▶ _Goal_: Return the material word for word. Do not include pictures.

▶ _Information provided_:

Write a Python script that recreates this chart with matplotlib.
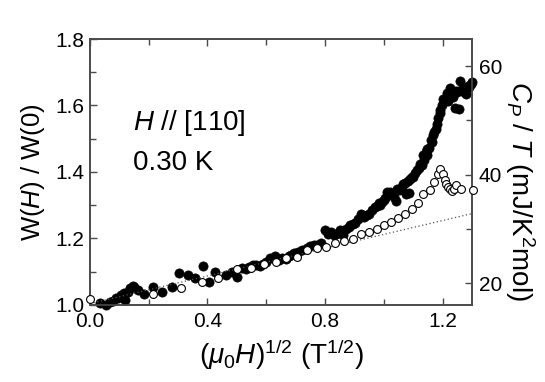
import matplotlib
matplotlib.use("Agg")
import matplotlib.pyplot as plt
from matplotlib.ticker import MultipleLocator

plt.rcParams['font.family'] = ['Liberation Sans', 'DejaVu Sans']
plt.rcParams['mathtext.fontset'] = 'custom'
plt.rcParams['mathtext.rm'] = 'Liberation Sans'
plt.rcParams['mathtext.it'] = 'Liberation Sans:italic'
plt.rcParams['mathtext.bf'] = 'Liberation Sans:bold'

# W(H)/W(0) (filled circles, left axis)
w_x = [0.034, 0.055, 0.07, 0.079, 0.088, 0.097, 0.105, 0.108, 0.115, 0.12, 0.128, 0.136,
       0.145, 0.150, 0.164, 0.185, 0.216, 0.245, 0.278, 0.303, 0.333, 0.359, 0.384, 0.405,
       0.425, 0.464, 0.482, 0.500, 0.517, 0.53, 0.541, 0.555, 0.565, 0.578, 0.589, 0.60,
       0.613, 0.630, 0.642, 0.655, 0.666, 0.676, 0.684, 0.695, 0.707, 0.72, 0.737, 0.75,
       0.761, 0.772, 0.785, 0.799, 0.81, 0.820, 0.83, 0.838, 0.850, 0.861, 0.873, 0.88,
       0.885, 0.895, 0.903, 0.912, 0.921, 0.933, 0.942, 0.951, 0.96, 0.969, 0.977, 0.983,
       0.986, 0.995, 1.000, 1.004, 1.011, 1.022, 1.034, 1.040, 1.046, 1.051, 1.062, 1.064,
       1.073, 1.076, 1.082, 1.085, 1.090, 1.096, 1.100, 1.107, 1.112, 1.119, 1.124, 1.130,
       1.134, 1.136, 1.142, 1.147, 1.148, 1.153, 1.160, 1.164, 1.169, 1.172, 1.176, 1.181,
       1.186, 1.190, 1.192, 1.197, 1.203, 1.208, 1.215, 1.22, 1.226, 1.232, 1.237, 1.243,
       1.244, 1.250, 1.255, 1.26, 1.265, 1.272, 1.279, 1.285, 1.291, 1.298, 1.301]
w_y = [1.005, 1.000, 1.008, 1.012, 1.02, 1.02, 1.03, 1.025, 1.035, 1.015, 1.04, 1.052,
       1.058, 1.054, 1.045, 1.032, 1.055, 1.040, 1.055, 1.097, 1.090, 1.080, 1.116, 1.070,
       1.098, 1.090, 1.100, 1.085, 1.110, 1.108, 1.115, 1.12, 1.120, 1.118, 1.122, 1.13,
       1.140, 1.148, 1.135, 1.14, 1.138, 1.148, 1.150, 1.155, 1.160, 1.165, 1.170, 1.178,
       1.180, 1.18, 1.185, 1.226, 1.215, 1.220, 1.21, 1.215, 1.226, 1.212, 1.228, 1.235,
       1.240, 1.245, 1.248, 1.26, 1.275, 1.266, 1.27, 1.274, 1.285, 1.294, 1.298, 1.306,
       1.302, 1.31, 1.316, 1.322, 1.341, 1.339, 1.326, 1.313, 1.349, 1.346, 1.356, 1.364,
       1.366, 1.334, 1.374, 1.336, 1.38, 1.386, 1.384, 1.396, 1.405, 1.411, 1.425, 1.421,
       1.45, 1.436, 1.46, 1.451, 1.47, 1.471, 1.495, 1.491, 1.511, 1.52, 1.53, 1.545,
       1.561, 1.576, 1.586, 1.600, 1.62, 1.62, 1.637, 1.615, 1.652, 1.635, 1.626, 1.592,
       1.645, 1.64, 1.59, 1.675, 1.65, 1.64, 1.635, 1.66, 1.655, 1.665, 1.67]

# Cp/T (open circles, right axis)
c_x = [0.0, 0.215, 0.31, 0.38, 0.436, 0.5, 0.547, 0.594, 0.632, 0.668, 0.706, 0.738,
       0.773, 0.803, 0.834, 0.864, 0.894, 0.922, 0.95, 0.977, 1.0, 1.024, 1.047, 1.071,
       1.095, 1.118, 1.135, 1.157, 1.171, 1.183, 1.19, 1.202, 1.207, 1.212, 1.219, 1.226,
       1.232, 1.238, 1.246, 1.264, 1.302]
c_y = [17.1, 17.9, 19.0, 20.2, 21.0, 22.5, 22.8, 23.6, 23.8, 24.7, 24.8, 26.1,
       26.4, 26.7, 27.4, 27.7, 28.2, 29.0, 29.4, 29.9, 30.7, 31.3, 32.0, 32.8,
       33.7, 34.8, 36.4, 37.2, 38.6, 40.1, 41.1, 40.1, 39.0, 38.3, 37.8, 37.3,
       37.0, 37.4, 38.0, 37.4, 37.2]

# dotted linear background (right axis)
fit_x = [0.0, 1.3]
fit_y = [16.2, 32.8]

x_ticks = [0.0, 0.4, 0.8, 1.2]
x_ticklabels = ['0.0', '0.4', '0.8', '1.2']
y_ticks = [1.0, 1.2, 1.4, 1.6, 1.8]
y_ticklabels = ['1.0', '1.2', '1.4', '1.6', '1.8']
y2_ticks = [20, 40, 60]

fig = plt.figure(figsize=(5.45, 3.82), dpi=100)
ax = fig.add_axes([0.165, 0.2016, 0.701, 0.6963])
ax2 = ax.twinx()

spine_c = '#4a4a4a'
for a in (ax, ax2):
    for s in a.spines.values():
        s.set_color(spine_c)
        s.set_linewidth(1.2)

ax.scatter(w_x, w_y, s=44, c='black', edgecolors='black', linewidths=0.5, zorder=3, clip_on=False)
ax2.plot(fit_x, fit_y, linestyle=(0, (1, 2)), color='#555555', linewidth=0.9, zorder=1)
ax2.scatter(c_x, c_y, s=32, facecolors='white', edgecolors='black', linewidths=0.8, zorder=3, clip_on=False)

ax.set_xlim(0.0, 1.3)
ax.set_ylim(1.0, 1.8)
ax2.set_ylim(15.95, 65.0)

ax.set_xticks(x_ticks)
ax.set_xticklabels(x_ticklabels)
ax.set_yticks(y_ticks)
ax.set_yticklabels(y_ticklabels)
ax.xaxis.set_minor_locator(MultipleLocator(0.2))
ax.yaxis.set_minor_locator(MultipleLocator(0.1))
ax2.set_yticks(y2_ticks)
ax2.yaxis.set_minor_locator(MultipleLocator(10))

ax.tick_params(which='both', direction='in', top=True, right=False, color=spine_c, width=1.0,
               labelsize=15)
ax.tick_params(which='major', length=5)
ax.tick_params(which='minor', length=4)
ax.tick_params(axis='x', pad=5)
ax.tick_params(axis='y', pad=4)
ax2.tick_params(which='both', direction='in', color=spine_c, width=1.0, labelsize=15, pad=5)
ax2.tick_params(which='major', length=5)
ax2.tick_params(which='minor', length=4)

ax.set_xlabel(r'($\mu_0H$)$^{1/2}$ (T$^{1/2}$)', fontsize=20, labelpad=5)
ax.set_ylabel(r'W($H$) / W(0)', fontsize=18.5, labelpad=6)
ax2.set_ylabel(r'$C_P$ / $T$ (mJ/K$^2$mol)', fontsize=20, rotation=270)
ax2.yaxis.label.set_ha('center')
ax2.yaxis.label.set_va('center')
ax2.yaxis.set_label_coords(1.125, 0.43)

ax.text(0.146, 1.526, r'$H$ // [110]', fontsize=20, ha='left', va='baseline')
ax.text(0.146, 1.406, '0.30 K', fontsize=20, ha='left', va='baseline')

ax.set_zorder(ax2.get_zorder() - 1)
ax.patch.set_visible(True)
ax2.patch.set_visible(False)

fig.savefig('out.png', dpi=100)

▶ _Written response_:
Write a Python script that recreates this chart with matplotlib.
import matplotlib
matplotlib.use("Agg")
import matplotlib.pyplot as plt
from matplotlib.ticker import MultipleLocator

plt.rcParams['font.family'] = ['Liberation Sans', 'DejaVu Sans']
plt.rcParams['mathtext.fontset'] = 'custom'
plt.rcParams['mathtext.rm'] = 'Liberation Sans'
plt.rcParams['mathtext.it'] = 'Liberation Sans:italic'
plt.rcParams['mathtext.bf'] = 'Liberation Sans:bold'

# W(H)/W(0) (filled circles, left axis)
w_x = [0.034, 0.055, 0.07, 0.079, 0.088, 0.097, 0.105, 0.108, 0.115, 0.12, 0.128, 0.136,
       0.145, 0.150, 0.164, 0.185, 0.216, 0.245, 0.278, 0.303, 0.333, 0.359, 0.384, 0.405,
       0.425, 0.464, 0.482, 0.500, 0.517, 0.53, 0.541, 0.555, 0.565, 0.578, 0.589, 0.60,
       0.613, 0.630, 0.642, 0.655, 0.666, 0.676, 0.684, 0.695, 0.707, 0.72, 0.737, 0.75,
       0.761, 0.772, 0.785, 0.799, 0.81, 0.820, 0.83, 0.838, 0.850, 0.861, 0.873, 0.88,
       0.885, 0.895, 0.903, 0.912, 0.921, 0.933, 0.942, 0.951, 0.96, 0.969, 0.977, 0.983,
       0.986, 0.995, 1.000, 1.004, 1.011, 1.022, 1.034, 1.040, 1.046, 1.051, 1.062, 1.064,
       1.073, 1.076, 1.082, 1.085, 1.090, 1.096, 1.100, 1.107, 1.112, 1.119, 1.124, 1.130,
       1.134, 1.136, 1.142, 1.147, 1.148, 1.153, 1.160, 1.164, 1.169, 1.172, 1.176, 1.181,
       1.186, 1.190, 1.192, 1.197, 1.203, 1.208, 1.215, 1.22, 1.226, 1.232, 1.237, 1.243,
       1.244, 1.250, 1.255, 1.26, 1.265, 1.272, 1.279, 1.285, 1.291, 1.298, 1.301]
w_y = [1.005, 1.000, 1.008, 1.012, 1.02, 1.02, 1.03, 1.025, 1.035, 1.015, 1.04, 1.052,
       1.058, 1.054, 1.045, 1.032, 1.055, 1.040, 1.055, 1.097, 1.090, 1.080, 1.116, 1.070,
       1.098, 1.090, 1.100, 1.085, 1.110, 1.108, 1.115, 1.12, 1.120, 1.118, 1.122, 1.13,
       1.140, 1.148, 1.135, 1.14, 1.138, 1.148, 1.150, 1.155, 1.160, 1.165, 1.170, 1.178,
       1.180, 1.18, 1.185, 1.226, 1.215, 1.220, 1.21, 1.215, 1.226, 1.212, 1.228, 1.235,
       1.240, 1.245, 1.248, 1.26, 1.275, 1.266, 1.27, 1.274, 1.285, 1.294, 1.298, 1.306,
       1.302, 1.31, 1.316, 1.322, 1.341, 1.339, 1.326, 1.313, 1.349, 1.346, 1.356, 1.364,
       1.366, 1.334, 1.374, 1.336, 1.38, 1.386, 1.384, 1.396, 1.405, 1.411, 1.425, 1.421,
       1.45, 1.436, 1.46, 1.451, 1.47, 1.471, 1.495, 1.491, 1.511, 1.52, 1.53, 1.545,
       1.561, 1.576, 1.586, 1.600, 1.62, 1.62, 1.637, 1.615, 1.652, 1.635, 1.626, 1.592,
       1.645, 1.64, 1.59, 1.675, 1.65, 1.64, 1.635, 1.66, 1.655, 1.665, 1.67]

# Cp/T (open circles, right axis)
c_x = [0.0, 0.215, 0.31, 0.38, 0.436, 0.5, 0.547, 0.594, 0.632, 0.668, 0.706, 0.738,
       0.773, 0.803, 0.834, 0.864, 0.894, 0.922, 0.95, 0.977, 1.0, 1.024, 1.047, 1.071,
       1.095, 1.118, 1.135, 1.157, 1.171, 1.183, 1.19, 1.202, 1.207, 1.212, 1.219, 1.226,
       1.232, 1.238, 1.246, 1.264, 1.302]
c_y = [17.1, 17.9, 19.0, 20.2, 21.0, 22.5, 22.8, 23.6, 23.8, 24.7, 24.8, 26.1,
       26.4, 26.7, 27.4, 27.7, 28.2, 29.0, 29.4, 29.9, 30.7, 31.3, 32.0, 32.8,
       33.7, 34.8, 36.4, 37.2, 38.6, 40.1, 41.1, 40.1, 39.0, 38.3, 37.8, 37.3,
       37.0, 37.4, 38.0, 37.4, 37.2]

# dotted linear background (right axis)
fit_x = [0.0, 1.3]
fit_y = [16.2, 32.8]

x_ticks = [0.0, 0.4, 0.8, 1.2]
x_ticklabels = ['0.0', '0.4', '0.8', '1.2']
y_ticks = [1.0, 1.2, 1.4, 1.6, 1.8]
y_ticklabels = ['1.0', '1.2', '1.4', '1.6', '1.8']
y2_ticks = [20, 40, 60]

fig = plt.figure(figsize=(5.45, 3.82), dpi=100)
ax = fig.add_axes([0.165, 0.2016, 0.701, 0.6963])
ax2 = ax.twinx()

spine_c = '#4a4a4a'
for a in (ax, ax2):
    for s in a.spines.values():
        s.set_color(spine_c)
        s.set_linewidth(1.2)

ax.scatter(w_x, w_y, s=44, c='black', edgecolors='black', linewidths=0.5, zorder=3, clip_on=False)
ax2.plot(fit_x, fit_y, linestyle=(0, (1, 2)), color='#555555', linewidth=0.9, zorder=1)
ax2.scatter(c_x, c_y, s=32, facecolors='white', edgecolors='black', linewidths=0.8, zorder=3, clip_on=False)

ax.set_xlim(0.0, 1.3)
ax.set_ylim(1.0, 1.8)
ax2.set_ylim(15.95, 65.0)

ax.set_xticks(x_ticks)
ax.set_xticklabels(x_ticklabels)
ax.set_yticks(y_ticks)
ax.set_yticklabels(y_ticklabels)
ax.xaxis.set_minor_locator(MultipleLocator(0.2))
ax.yaxis.set_minor_locator(MultipleLocator(0.1))
ax2.set_yticks(y2_ticks)
ax2.yaxis.set_minor_locator(MultipleLocator(10))

ax.tick_params(which='both', direction='in', top=True, right=False, color=spine_c, width=1.0,
               labelsize=15)
ax.tick_params(which='major', length=5)
ax.tick_params(which='minor', length=4)
ax.tick_params(axis='x', pad=5)
ax.tick_params(axis='y', pad=4)
ax2.tick_params(which='both', direction='in', color=spine_c, width=1.0, labelsize=15, pad=5)
ax2.tick_params(which='major', length=5)
ax2.tick_params(which='minor', length=4)

ax.set_xlabel(r'($\mu_0H$)$^{1/2}$ (T$^{1/2}$)', fontsize=20, labelpad=5)
ax.set_ylabel(r'W($H$) / W(0)', fontsize=18.5, labelpad=6)
ax2.set_ylabel(r'$C_P$ / $T$ (mJ/K$^2$mol)', fontsize=20, rotation=270)
ax2.yaxis.label.set_ha('center')
ax2.yaxis.label.set_va('center')
ax2.yaxis.set_label_coords(1.125, 0.43)

ax.text(0.146, 1.526, r'$H$ // [110]', fontsize=20, ha='left', va='baseline')
ax.text(0.146, 1.406, '0.30 K', fontsize=20, ha='left', va='baseline')

ax.set_zorder(ax2.get_zorder() - 1)
ax.patch.set_visible(True)
ax2.patch.set_visible(False)

fig.savefig('out.png', dpi=100)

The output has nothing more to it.